Writing a Book: Not So Fast

Sep 19, 2017 | Writing A Book

Anyone can do bad work quickly, and that includes writing a book. Once upon a time, that might have worked, but today more and more books are hitting the market and competing for the attention of readers. To stand out from the crowd, you need to write the best book that you can and that takes time.

The process of getting from commitment to published books usually takes a year or more, even if you self-publish. You want it to go faster. I get that. But most of the time you go fast at the expense of quality.

If you’re wondering, “What takes so long?” Here are a few important things.

Preparation Pays Dividends

When you do your preparation thoroughly, you’ll find it easier to write a great book.

Thorough preparation means sharpening your understanding of your reader and your topic. It means understanding the competition and determining how your book will be both different and distinctive. Good preparation includes preparing a project plan and outlining your key points and stories before you start writing.

Write Enough Drafts

If you’re thinking that somewhere in the universe there’s an author sitting down and cranking out a high-quality book in one quick draft, think again. That doesn’t happen in the real world. In the real world, great books are built through an iterative process of one draft after another. When things go right, it looks something like this.

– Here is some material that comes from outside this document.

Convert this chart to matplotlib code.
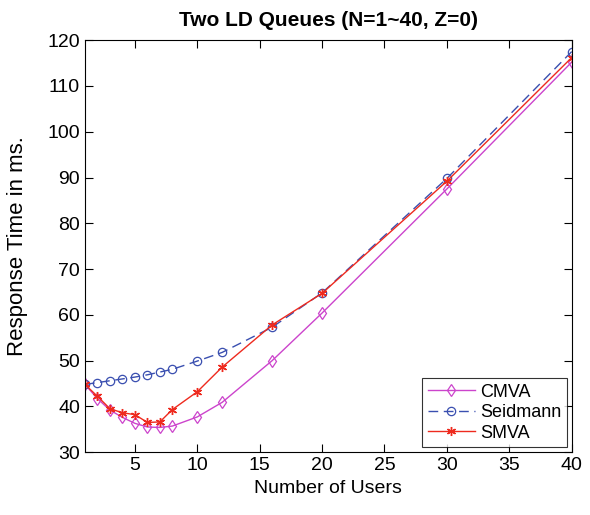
import matplotlib
matplotlib.use("Agg")
import matplotlib.pyplot as plt

users = [1, 2, 3, 4, 5, 6, 7, 8, 10, 12, 16, 20, 30, 40]
cmva = [44.8, 41.7, 39.2, 37.6, 36.3, 35.5, 35.4, 35.7, 37.7, 40.9, 50.0, 60.4, 87.5, 115.2]
seidmann = [44.8, 45.2, 45.6, 46.0, 46.4, 46.9, 47.5, 48.1, 49.9, 51.8, 57.3, 64.8, 89.8, 117.5]
smva = [44.8, 42.2, 39.5, 38.6, 38.2, 36.5, 36.6, 39.3, 43.2, 48.6, 57.8, 64.7, 89.2, 116.2]

plt.rcParams['font.family'] = ['Liberation Sans', 'DejaVu Sans']

fig = plt.figure(figsize=(5.9, 5.15), dpi=100)
ax = fig.add_axes([0.144, 0.122, 0.825, 0.8])

ax.plot(users, cmva, color='#cc44cc', lw=1.0, marker='d', ms=6.5, mfc='none', mec='#cc44cc', mew=0.9, label='CMVA')
ax.plot(users, seidmann, color='#3a4fb0', lw=1.0, ls=(0, (7, 4)), marker='o', ms=6, mfc='none', mec='#3a4fb0', mew=0.9, label='Seidmann')
ax.plot(users, smva, color='#ee2a1e', lw=1.0, marker=(6, 2, 0), ms=6.5, mfc='none', mec='#ee2a1e', mew=1.0, label='SMVA')

ax.set_xlim(1, 40)
ax.set_ylim(30, 120)
ax.set_xticks([5, 10, 15, 20, 25, 30, 35, 40])
ax.set_yticks(range(30, 121, 10))
ax.tick_params(direction='in', top=True, right=True, labelsize=14, length=6)
for s in ax.spines.values():
    s.set_linewidth(0.8)

ax.set_xlabel('Number of Users', fontsize=14, labelpad=4)
ax.set_ylabel('Response Time in ms.', fontsize=16, labelpad=14)
ax.set_title('Two LD Queues (N=1~40, Z=0)', fontsize=15, fontweight='bold', pad=10)

leg = ax.legend(loc='lower right', fontsize=13, frameon=True, fancybox=False, edgecolor='black',
                borderpad=0.3, handlelength=2.6, handletextpad=0.3, labelspacing=0.2,
                borderaxespad=0.0, bbox_to_anchor=(0.99, 0.012))
leg.get_frame().set_linewidth(0.8)

fig.savefig('out.png', dpi=100)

The first draft gets the big pieces of your book out of your head, into a file, and in order. When you look at it, you see certain kinds of themes and ideas that you didn’t see before. The second draft incorporates them, adds research and examples, and sharpens your expression. At this point you’ve got the book just about as good as you can get it by yourself, but not quite. That’s what the third draft is for.

After the third draft, you should send the book out to beta readers. Beta readers are a concept borrowed from software development. There, the development team does everything they can during the alpha phase. The, they send the software out for user testing in the beta stage of development.

Get Feedback from Beta Readers

Ken Blanchard said that, “Feedback is the breakfast of champions.” That’s as true for authors as it is for anyone else. Beta readers give you important feedback.

There are usually four kinds of beta readers. One group is made up of people who are like your ideal reader. Other groups include experts, people you’ve mentioned in the book by name, and your friends and relatives who want to help you with your book.

No matter how good a job you’ve done in the first three drafts, beta readers almost always give you feedback that will make the book better. It takes more time, but it’s crucial to writing a book you’ll be proud of.

Have A Professional Edit Your Manuscript

No matter how good a job you’ve done in writing your book and no matter how many spell-checkers and grammar-checkers you’ve run, you need a professional editor to go over your work. A quality professional editor will catch things that you and your software have missed. He or she will usually ask questions that help you sharpen your presentation. And the editor will harmonize the manuscript and make changes so it conforms to standard writing style.

Good Things Take Time

All these things take time. It takes time to do thorough preparation so you understand your book, how it will serve your reader, and how it’s positioned in the marketplace. Writing several drafts takes time, too, but great books are the result of that iterative process. It takes time to send your manuscript out to beta readers, but their feedback can make an immense difference in the quality of your book. And, it takes time and money to send the book off to a professional editor, but he or she will make sure that the quality of your manuscript is worthy of your content.